**Task prompt**
Below are entries; repeat exactly, and nothing else, the lines from the one holding "Give me the D3.js source for this chart." through the one holding "const svgHeight = 572;", inclusive. Leave the pictures out.
##### Given records #####
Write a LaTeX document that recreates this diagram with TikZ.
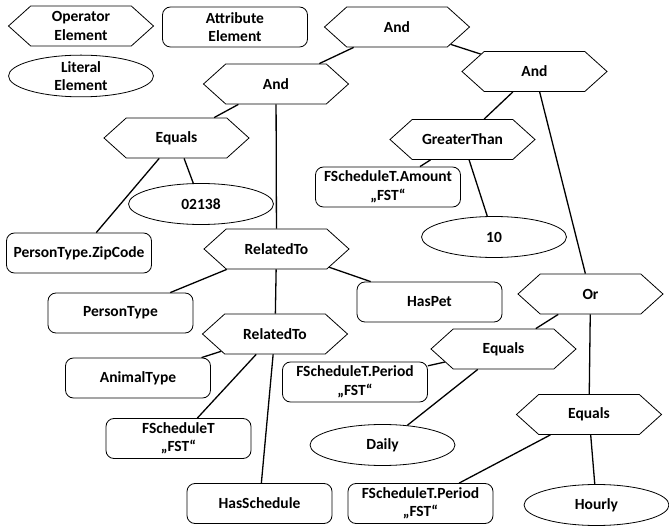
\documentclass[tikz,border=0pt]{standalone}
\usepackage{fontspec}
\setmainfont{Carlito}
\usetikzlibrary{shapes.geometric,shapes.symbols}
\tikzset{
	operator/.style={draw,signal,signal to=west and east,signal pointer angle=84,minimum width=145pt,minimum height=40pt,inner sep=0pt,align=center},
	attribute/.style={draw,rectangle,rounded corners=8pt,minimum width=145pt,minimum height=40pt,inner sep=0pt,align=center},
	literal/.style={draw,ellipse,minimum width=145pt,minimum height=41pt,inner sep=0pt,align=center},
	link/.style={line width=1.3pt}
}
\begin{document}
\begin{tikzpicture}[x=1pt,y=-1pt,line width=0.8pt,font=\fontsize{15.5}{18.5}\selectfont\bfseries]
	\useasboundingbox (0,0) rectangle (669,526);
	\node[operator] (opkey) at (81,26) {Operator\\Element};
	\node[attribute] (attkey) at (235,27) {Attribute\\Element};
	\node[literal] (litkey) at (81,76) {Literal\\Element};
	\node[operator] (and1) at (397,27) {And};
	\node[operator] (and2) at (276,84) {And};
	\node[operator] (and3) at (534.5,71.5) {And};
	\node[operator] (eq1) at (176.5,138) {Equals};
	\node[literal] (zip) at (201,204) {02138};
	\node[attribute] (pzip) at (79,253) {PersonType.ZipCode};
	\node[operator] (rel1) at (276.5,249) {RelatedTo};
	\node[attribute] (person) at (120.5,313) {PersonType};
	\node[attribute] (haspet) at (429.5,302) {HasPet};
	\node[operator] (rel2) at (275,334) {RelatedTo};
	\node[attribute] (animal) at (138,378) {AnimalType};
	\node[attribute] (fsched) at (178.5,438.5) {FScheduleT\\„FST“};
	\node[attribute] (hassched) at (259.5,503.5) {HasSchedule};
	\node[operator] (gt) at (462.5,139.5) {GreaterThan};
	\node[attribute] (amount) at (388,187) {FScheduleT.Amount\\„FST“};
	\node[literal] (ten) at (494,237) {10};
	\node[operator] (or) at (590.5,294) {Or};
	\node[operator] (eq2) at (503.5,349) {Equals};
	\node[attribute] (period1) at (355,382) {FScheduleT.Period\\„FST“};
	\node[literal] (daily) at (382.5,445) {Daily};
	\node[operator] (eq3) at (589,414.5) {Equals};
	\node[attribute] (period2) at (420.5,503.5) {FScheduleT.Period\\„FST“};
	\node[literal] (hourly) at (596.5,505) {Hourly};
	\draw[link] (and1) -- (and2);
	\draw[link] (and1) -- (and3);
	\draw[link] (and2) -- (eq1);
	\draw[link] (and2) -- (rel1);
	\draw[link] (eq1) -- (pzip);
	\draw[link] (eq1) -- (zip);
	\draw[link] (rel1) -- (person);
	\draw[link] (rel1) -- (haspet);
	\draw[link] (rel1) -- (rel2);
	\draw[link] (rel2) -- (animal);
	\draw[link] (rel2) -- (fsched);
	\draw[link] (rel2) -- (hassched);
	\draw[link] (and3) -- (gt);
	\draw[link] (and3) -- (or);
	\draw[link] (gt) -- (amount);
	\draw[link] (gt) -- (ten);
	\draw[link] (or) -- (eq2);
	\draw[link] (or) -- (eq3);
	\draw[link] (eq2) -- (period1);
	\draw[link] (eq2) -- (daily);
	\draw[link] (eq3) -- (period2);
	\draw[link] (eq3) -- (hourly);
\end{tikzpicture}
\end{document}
#####
##### Given records #####
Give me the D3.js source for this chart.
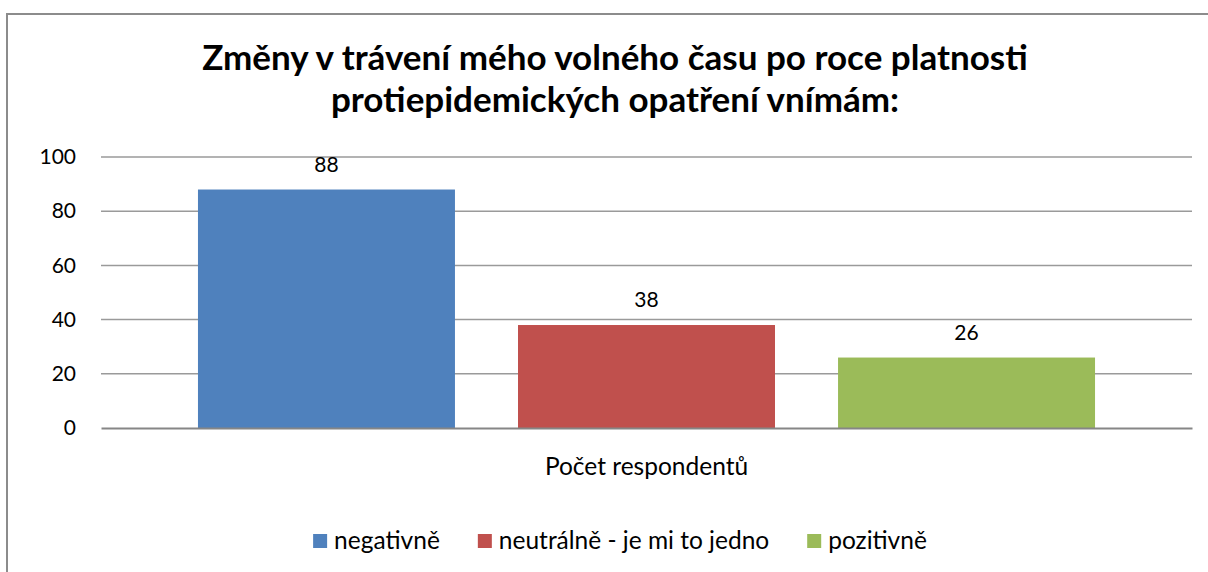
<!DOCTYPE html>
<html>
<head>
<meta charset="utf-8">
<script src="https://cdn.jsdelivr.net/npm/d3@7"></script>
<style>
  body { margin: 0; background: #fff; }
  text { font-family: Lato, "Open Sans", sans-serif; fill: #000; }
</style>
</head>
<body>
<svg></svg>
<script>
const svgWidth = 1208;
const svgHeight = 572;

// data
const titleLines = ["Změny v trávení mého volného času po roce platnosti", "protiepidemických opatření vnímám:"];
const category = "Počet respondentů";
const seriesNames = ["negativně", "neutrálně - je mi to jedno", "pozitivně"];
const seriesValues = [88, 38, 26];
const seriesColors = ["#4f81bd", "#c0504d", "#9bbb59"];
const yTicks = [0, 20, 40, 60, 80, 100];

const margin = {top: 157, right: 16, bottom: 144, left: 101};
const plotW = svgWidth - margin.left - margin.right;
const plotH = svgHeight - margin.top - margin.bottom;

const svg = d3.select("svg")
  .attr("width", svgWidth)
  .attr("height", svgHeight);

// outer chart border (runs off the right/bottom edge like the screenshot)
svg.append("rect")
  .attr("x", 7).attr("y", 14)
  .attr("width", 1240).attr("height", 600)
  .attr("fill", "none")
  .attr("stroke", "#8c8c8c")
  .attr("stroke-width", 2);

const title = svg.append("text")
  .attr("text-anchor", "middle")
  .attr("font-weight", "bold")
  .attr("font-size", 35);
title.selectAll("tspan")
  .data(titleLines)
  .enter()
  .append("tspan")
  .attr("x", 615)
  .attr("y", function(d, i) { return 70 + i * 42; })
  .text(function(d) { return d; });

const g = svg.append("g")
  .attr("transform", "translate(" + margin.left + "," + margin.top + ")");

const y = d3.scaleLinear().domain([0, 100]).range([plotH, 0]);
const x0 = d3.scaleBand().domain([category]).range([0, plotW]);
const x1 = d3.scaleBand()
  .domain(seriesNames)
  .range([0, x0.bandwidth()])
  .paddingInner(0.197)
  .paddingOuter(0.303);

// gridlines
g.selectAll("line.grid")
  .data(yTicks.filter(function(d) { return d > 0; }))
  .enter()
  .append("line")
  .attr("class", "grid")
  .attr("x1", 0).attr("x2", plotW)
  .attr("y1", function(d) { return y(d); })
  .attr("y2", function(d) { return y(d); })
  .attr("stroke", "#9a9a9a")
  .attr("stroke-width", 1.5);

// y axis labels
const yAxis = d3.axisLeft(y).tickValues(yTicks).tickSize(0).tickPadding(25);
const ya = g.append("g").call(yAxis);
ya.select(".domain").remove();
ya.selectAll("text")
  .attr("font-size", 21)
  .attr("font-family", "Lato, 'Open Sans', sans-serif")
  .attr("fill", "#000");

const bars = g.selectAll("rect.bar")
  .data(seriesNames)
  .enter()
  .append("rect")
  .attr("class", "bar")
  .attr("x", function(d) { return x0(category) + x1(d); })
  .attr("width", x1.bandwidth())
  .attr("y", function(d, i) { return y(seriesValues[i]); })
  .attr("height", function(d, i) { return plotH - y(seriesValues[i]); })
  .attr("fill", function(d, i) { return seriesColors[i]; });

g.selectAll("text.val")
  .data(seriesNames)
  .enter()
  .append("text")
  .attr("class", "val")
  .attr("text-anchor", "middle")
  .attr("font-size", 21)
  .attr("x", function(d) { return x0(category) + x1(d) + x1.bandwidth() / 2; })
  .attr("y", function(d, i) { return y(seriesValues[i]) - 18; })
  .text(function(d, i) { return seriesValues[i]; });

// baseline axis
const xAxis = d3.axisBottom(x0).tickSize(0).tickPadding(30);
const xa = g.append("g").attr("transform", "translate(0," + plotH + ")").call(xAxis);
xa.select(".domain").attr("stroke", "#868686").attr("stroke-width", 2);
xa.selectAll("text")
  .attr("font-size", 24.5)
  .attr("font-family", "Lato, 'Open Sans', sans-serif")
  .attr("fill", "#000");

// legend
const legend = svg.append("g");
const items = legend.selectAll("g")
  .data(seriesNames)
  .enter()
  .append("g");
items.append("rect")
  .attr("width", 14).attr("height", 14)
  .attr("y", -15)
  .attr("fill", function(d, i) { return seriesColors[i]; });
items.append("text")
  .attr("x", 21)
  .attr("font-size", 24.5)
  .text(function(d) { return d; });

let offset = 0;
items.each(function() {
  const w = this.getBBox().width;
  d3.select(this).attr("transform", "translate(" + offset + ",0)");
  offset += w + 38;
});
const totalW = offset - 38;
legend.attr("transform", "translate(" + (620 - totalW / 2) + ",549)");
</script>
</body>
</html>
#####
**Result**
Give me the D3.js source for this chart.
<!DOCTYPE html>
<html>
<head>
<meta charset="utf-8">
<script src="https://cdn.jsdelivr.net/npm/d3@7"></script>
<style>
  body { margin: 0; background: #fff; }
  text { font-family: Lato, "Open Sans", sans-serif; fill: #000; }
</style>
</head>
<body>
<svg></svg>
<script>
const svgWidth = 1208;
const svgHeight = 572;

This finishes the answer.